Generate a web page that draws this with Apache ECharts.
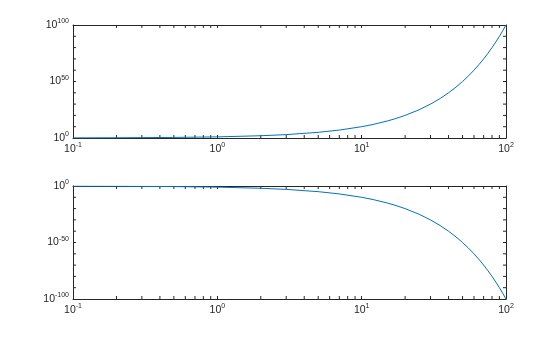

━━━━━━━━━━━━━━━━━━━━

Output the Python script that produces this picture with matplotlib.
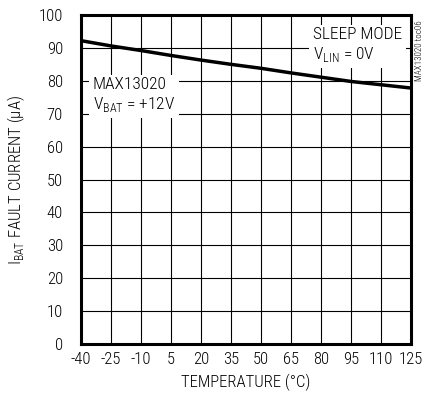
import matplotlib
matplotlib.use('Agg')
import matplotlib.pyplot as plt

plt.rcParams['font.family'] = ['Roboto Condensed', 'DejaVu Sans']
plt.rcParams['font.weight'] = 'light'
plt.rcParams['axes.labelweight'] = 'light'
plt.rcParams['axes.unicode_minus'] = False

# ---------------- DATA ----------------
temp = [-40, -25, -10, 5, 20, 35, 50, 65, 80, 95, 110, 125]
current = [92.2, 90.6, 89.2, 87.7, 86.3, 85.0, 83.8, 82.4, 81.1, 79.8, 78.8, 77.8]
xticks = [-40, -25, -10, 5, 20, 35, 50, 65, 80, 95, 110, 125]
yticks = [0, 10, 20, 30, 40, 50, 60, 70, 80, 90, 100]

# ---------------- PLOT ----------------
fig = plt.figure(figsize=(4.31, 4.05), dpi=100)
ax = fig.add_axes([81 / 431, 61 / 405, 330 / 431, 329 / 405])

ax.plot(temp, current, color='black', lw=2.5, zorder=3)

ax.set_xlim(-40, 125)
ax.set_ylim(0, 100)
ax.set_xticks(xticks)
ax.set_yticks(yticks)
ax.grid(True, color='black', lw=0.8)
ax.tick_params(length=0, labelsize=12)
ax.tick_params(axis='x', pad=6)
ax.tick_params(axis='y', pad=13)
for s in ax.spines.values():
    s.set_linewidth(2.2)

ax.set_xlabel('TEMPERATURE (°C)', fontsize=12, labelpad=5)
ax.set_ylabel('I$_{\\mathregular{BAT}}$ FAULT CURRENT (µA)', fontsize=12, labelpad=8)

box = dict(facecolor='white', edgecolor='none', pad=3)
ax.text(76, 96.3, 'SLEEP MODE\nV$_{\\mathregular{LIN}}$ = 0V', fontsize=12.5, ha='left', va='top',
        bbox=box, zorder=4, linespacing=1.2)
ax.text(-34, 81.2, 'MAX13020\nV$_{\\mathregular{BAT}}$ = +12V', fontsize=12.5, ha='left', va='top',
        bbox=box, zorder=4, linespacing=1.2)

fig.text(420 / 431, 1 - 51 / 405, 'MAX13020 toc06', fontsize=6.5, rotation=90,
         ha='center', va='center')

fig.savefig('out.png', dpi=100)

━━━━━━━━━━━━━━━━━━━━

Direction ▸
Your task is to quote, unchanged, only the lines from the line bearing "Output the Python" through the line bearing "fig.savefig('out.png', dpi=100)"; the pictures are not part of the copy.

Written response ▸
Output the Python script that produces this picture with matplotlib.
import matplotlib
matplotlib.use('Agg')
import matplotlib.pyplot as plt

plt.rcParams['font.family'] = ['Roboto Condensed', 'DejaVu Sans']
plt.rcParams['font.weight'] = 'light'
plt.rcParams['axes.labelweight'] = 'light'
plt.rcParams['axes.unicode_minus'] = False

# ---------------- DATA ----------------
temp = [-40, -25, -10, 5, 20, 35, 50, 65, 80, 95, 110, 125]
current = [92.2, 90.6, 89.2, 87.7, 86.3, 85.0, 83.8, 82.4, 81.1, 79.8, 78.8, 77.8]
xticks = [-40, -25, -10, 5, 20, 35, 50, 65, 80, 95, 110, 125]
yticks = [0, 10, 20, 30, 40, 50, 60, 70, 80, 90, 100]

# ---------------- PLOT ----------------
fig = plt.figure(figsize=(4.31, 4.05), dpi=100)
ax = fig.add_axes([81 / 431, 61 / 405, 330 / 431, 329 / 405])

ax.plot(temp, current, color='black', lw=2.5, zorder=3)

ax.set_xlim(-40, 125)
ax.set_ylim(0, 100)
ax.set_xticks(xticks)
ax.set_yticks(yticks)
ax.grid(True, color='black', lw=0.8)
ax.tick_params(length=0, labelsize=12)
ax.tick_params(axis='x', pad=6)
ax.tick_params(axis='y', pad=13)
for s in ax.spines.values():
    s.set_linewidth(2.2)

ax.set_xlabel('TEMPERATURE (°C)', fontsize=12, labelpad=5)
ax.set_ylabel('I$_{\\mathregular{BAT}}$ FAULT CURRENT (µA)', fontsize=12, labelpad=8)

box = dict(facecolor='white', edgecolor='none', pad=3)
ax.text(76, 96.3, 'SLEEP MODE\nV$_{\\mathregular{LIN}}$ = 0V', fontsize=12.5, ha='left', va='top',
        bbox=box, zorder=4, linespacing=1.2)
ax.text(-34, 81.2, 'MAX13020\nV$_{\\mathregular{BAT}}$ = +12V', fontsize=12.5, ha='left', va='top',
        bbox=box, zorder=4, linespacing=1.2)

fig.text(420 / 431, 1 - 51 / 405, 'MAX13020 toc06', fontsize=6.5, rotation=90,
         ha='center', va='center')

fig.savefig('out.png', dpi=100)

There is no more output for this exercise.